-- START Rows --

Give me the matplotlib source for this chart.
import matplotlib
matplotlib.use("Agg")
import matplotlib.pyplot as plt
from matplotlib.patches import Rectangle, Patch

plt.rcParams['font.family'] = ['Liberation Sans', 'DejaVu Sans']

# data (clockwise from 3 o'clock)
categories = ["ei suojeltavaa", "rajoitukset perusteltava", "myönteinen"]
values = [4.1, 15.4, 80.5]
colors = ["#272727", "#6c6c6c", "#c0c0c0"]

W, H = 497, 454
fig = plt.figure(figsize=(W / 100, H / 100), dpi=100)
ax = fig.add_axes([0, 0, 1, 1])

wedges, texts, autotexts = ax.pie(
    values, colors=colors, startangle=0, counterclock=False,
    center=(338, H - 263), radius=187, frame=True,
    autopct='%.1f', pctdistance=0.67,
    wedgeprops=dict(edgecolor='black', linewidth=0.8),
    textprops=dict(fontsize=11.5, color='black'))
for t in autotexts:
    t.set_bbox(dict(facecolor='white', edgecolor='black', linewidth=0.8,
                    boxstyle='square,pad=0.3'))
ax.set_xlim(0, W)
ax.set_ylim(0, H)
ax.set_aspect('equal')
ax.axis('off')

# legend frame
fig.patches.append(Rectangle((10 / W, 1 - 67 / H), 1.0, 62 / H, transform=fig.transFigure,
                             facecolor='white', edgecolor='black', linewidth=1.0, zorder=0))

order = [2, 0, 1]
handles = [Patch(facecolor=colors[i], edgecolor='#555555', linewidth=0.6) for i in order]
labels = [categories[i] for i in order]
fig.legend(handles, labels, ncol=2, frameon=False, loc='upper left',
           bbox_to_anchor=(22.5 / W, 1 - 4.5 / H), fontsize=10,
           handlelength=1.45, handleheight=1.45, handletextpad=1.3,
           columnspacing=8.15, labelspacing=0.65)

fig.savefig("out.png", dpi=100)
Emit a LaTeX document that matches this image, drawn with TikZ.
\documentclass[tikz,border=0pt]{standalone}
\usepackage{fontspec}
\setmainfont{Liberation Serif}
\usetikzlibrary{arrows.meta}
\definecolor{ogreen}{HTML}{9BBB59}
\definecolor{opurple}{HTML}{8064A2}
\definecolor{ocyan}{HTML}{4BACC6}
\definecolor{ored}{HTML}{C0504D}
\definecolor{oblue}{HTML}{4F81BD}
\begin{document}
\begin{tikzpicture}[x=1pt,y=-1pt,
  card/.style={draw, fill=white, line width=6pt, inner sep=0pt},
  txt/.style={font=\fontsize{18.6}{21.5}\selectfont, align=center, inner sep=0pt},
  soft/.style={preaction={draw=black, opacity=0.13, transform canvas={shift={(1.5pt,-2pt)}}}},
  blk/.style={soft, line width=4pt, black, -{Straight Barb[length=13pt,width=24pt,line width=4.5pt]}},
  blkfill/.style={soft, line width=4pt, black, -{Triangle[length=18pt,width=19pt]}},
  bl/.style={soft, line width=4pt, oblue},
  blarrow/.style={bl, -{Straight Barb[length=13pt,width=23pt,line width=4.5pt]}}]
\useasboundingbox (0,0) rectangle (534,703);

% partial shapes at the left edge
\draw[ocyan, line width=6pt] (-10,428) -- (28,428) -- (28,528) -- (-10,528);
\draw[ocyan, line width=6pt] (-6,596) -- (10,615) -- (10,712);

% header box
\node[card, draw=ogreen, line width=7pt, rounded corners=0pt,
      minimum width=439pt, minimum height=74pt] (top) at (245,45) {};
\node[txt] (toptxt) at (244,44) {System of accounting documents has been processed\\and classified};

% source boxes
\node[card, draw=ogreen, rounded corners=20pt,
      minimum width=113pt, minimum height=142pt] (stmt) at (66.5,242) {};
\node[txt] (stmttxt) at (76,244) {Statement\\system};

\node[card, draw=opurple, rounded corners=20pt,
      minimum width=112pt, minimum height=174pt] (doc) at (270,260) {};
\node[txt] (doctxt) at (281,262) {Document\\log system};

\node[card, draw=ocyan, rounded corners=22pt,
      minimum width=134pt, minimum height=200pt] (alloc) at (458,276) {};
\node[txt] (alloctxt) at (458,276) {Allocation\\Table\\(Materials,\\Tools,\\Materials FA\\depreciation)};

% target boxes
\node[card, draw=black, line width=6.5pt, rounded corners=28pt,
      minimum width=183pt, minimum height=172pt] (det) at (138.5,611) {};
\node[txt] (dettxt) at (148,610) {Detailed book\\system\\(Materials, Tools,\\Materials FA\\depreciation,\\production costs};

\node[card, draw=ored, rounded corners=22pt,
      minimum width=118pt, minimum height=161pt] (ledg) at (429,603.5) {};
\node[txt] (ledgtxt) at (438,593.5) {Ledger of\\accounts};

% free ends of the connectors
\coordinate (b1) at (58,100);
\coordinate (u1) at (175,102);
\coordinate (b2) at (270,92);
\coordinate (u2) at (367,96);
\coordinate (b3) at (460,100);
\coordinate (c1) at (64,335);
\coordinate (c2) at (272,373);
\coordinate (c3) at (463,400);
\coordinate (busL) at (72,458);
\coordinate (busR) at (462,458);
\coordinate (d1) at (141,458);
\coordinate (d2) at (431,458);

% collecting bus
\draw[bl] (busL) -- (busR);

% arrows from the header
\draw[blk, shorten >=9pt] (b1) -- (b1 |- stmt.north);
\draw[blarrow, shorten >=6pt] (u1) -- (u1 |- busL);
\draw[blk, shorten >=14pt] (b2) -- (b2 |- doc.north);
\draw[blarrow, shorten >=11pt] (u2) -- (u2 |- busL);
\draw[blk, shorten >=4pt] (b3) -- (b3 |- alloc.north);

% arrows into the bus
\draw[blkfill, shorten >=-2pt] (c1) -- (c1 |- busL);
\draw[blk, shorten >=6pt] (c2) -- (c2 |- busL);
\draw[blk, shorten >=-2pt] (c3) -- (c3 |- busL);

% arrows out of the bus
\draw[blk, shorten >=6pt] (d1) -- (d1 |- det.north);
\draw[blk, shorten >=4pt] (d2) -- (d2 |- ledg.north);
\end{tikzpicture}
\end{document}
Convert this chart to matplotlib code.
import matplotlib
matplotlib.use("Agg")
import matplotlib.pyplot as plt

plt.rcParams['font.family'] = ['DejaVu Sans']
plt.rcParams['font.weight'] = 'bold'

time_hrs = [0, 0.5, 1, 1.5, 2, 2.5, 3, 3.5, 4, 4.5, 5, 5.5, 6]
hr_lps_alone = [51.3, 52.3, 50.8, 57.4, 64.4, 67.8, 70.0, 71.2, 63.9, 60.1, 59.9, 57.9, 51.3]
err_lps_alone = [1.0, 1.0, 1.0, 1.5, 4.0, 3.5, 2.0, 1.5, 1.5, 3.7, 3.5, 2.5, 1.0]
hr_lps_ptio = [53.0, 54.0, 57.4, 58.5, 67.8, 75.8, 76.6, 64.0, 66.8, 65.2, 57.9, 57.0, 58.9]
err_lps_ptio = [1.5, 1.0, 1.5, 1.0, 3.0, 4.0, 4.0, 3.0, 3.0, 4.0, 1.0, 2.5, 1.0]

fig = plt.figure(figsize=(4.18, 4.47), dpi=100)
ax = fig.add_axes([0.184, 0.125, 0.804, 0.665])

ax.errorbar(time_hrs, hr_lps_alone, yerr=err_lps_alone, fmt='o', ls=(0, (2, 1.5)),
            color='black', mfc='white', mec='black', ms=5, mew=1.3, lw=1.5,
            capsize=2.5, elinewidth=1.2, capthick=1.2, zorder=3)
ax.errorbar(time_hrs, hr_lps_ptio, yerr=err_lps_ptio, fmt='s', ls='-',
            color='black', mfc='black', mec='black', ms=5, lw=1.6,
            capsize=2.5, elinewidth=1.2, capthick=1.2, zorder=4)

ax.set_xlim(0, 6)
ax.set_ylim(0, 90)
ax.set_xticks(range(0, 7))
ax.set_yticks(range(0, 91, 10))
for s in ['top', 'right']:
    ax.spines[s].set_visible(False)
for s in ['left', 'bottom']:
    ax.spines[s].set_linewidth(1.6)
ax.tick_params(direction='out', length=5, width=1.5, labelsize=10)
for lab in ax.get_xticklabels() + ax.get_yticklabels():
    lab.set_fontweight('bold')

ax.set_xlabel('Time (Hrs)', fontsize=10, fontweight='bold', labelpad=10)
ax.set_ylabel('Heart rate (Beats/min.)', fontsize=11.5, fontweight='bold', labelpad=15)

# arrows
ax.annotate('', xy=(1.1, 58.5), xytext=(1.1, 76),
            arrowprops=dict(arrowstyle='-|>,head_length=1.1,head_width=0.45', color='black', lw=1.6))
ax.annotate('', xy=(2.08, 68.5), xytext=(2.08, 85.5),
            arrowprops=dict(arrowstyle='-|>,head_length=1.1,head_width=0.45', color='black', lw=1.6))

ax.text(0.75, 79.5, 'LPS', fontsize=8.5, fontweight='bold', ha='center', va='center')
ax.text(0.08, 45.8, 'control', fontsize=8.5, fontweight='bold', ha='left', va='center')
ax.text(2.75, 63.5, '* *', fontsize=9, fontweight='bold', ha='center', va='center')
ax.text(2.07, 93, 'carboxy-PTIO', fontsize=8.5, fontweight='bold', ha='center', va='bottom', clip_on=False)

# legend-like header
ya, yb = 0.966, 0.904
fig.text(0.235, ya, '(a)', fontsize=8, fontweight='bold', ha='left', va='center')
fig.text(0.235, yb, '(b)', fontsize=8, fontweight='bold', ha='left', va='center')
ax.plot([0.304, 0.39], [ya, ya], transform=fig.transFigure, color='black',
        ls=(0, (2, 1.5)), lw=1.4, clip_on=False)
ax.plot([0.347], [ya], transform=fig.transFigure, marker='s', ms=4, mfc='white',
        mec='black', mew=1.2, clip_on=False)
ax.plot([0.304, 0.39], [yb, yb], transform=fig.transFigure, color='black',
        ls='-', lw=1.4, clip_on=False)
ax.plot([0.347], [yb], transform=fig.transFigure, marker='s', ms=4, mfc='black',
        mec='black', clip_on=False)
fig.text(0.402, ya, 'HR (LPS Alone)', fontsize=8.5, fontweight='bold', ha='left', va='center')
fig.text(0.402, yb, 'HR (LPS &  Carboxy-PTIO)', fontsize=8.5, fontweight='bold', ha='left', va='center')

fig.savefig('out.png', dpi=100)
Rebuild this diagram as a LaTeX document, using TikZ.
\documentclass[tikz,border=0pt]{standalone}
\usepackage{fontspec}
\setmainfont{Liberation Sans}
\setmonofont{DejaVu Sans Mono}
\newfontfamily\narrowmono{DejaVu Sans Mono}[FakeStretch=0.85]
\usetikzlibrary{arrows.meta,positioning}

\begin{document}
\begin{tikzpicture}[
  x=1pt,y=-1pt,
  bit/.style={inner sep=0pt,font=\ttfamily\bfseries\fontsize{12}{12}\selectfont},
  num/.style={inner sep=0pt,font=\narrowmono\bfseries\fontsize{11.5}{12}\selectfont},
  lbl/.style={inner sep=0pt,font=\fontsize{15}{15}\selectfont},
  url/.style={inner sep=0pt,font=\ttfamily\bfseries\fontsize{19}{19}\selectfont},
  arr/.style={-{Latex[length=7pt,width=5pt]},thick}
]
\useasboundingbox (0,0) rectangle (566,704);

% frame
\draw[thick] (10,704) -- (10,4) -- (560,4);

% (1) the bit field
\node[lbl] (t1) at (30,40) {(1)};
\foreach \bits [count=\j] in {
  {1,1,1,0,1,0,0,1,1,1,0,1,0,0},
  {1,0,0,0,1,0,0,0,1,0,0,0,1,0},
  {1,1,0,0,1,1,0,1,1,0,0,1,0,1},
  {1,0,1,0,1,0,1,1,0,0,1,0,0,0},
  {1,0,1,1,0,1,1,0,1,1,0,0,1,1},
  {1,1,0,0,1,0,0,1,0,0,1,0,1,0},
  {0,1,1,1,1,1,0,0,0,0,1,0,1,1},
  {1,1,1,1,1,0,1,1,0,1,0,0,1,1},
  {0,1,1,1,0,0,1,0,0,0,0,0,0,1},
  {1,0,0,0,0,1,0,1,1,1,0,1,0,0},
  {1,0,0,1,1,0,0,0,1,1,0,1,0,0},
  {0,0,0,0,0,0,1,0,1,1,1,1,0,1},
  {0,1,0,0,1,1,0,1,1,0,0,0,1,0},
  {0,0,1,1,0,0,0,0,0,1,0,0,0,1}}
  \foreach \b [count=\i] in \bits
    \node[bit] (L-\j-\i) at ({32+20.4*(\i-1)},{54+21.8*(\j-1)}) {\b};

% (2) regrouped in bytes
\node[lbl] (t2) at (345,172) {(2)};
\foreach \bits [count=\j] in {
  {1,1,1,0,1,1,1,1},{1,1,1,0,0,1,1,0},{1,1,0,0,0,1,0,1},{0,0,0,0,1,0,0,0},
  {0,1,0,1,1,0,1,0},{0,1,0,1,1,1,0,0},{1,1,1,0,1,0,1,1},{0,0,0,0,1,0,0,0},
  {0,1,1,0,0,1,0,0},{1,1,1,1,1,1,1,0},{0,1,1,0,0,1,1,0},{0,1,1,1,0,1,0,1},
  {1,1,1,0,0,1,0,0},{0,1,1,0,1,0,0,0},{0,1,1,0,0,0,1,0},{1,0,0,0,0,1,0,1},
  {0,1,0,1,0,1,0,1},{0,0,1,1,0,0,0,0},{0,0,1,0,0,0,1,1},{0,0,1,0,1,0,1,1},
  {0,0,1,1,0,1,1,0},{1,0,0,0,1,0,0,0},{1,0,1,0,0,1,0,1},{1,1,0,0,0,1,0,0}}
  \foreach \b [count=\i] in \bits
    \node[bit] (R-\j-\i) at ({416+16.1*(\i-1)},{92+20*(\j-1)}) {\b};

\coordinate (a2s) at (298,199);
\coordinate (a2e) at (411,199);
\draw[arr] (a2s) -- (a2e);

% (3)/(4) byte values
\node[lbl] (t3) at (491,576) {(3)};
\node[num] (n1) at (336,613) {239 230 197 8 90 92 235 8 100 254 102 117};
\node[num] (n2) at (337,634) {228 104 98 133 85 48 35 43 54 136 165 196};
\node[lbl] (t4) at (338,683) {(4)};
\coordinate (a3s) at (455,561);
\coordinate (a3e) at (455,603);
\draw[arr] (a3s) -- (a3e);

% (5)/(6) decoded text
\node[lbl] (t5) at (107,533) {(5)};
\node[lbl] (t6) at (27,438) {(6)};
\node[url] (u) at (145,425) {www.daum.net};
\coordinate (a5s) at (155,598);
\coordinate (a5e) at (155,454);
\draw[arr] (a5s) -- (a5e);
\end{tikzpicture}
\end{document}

-- END Rows --

Reproduce exactly, and only, the lines from the one that contains "Convert this chart to matplotlib code." down to the one that contains "plt.rcParams['font.weight'] = 'bold'", both ends included.

Convert this chart to matplotlib code.
import matplotlib
matplotlib.use("Agg")
import matplotlib.pyplot as plt

plt.rcParams['font.family'] = ['DejaVu Sans']
plt.rcParams['font.weight'] = 'bold'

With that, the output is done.